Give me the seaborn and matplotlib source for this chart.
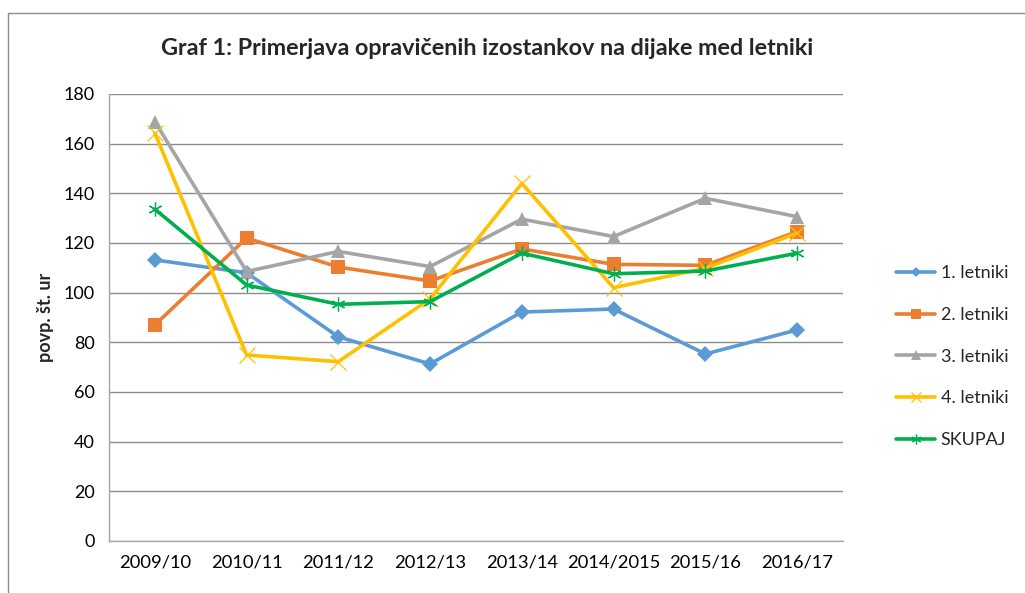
import matplotlib
matplotlib.use("Agg")
import matplotlib.pyplot as plt
import seaborn as sns
import pandas as pd
from matplotlib.patches import Rectangle

categories = ["2009/10", "2010/11", "2011/12", "2012/13", "2013/14", "2014/2015", "2015/16", "2016/17"]
letniki_1 = [113.2, 108.0, 82.2, 71.3, 92.2, 93.4, 75.3, 85.0]
letniki_2 = [87.0, 122.0, 110.3, 104.7, 117.6, 111.4, 111.0, 124.6]
letniki_3 = [168.9, 108.5, 116.6, 110.5, 129.6, 122.6, 138.0, 130.6]
letniki_4 = [164.3, 74.9, 72.2, 97.5, 144.0, 102.0, 109.8, 124.0]
skupaj = [133.6, 103.1, 95.3, 96.4, 115.9, 107.6, 108.7, 115.9]
series_names = ["1. letniki", "2. letniki", "3. letniki", "4. letniki", "SKUPAJ"]
yticks = [0, 20, 40, 60, 80, 100, 120, 140, 160, 180]

title = "Graf 1: Primerjava opravičenih izostankov na dijake med letniki"
ylabel = "povp. št. ur"

colors = ["#5B9BD5", "#ED7D31", "#A5A5A5", "#FFC000", "#00B050"]
markers = ["D", "s", "^", "x", (6, 2, 0)]
msizes = [8, 10, 10, 11, 10]

sns.set_theme(style="white")
plt.rcParams["font.family"] = ["Lato", "DejaVu Sans"]

fig = plt.figure(figsize=(10.25, 5.93), dpi=100)
ax = fig.add_axes([0.1063, 0.0877, 0.7161, 0.7538])

values = [letniki_1, letniki_2, letniki_3, letniki_4, skupaj]
rows = []
for name, vals in zip(series_names, values):
    for c, v in zip(categories, vals):
        rows.append({"leto": c, "vrednost": v, "serija": name})
df = pd.DataFrame(rows)

for i, name in enumerate(series_names):
    sub = df[df["serija"] == name]
    sns.lineplot(data=sub, x="leto", y="vrednost", ax=ax, color=colors[i],
                 linewidth=2.6, marker=markers[i], markersize=msizes[i],
                 markeredgewidth=0.9 if i in (3, 4) else 0,
                 markeredgecolor=colors[i], sort=False, label=name, legend=False)

ax.set_xlim(-0.5, len(categories) - 0.5)
ax.set_ylim(0, 180)
ax.set_yticks(yticks)
ax.set_yticklabels([str(t) for t in yticks], fontsize=13, color="#000000")
ax.set_xticks(range(len(categories)))
ax.set_xticklabels(categories, fontsize=13.2, color="#000000")
ax.tick_params(axis="both", length=0, pad=10)
ax.grid(axis="y", color="#8C8C8C", linewidth=1.0)
ax.grid(axis="x", visible=False)
ax.set_axisbelow(True)
for s in ["top", "right"]:
    ax.spines[s].set_visible(False)
for s in ["left", "bottom"]:
    ax.spines[s].set_color("#A6A6A6")
    ax.spines[s].set_linewidth(1.0)
ax.set_xlabel("")
ax.set_ylabel(ylabel, fontsize=13, fontweight="bold", labelpad=7)

fig.text(0.475, 0.919, title, ha="center", va="center", fontsize=16.8, fontweight="bold")

h, l = ax.get_legend_handles_labels()
fig.legend(h, l, loc="upper left", bbox_to_anchor=(0.858, 0.58), frameon=False,
           fontsize=13, labelspacing=1.42, handlelength=2.2, handletextpad=0.3,
           markerscale=0.7)

fig.patches.append(Rectangle((8 / 1025, -0.01), 1.2, 1 - 13 / 593 + 0.01,
                             transform=fig.transFigure, fill=False,
                             edgecolor="#8C8C8C", linewidth=1.0))

fig.savefig("out.png", dpi=100)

· · · · · · ·

● **YOUR OBJECTIVE**
Please restate the material above line by line, exactly, beginning at its first line and ending with the line that contains "from matplotlib.patches import Rectangle", without any pictures.

● **RESULT OF THIS EXERCISE**
Give me the seaborn and matplotlib source for this chart.
import matplotlib
matplotlib.use("Agg")
import matplotlib.pyplot as plt
import seaborn as sns
import pandas as pd
from matplotlib.patches import Rectangle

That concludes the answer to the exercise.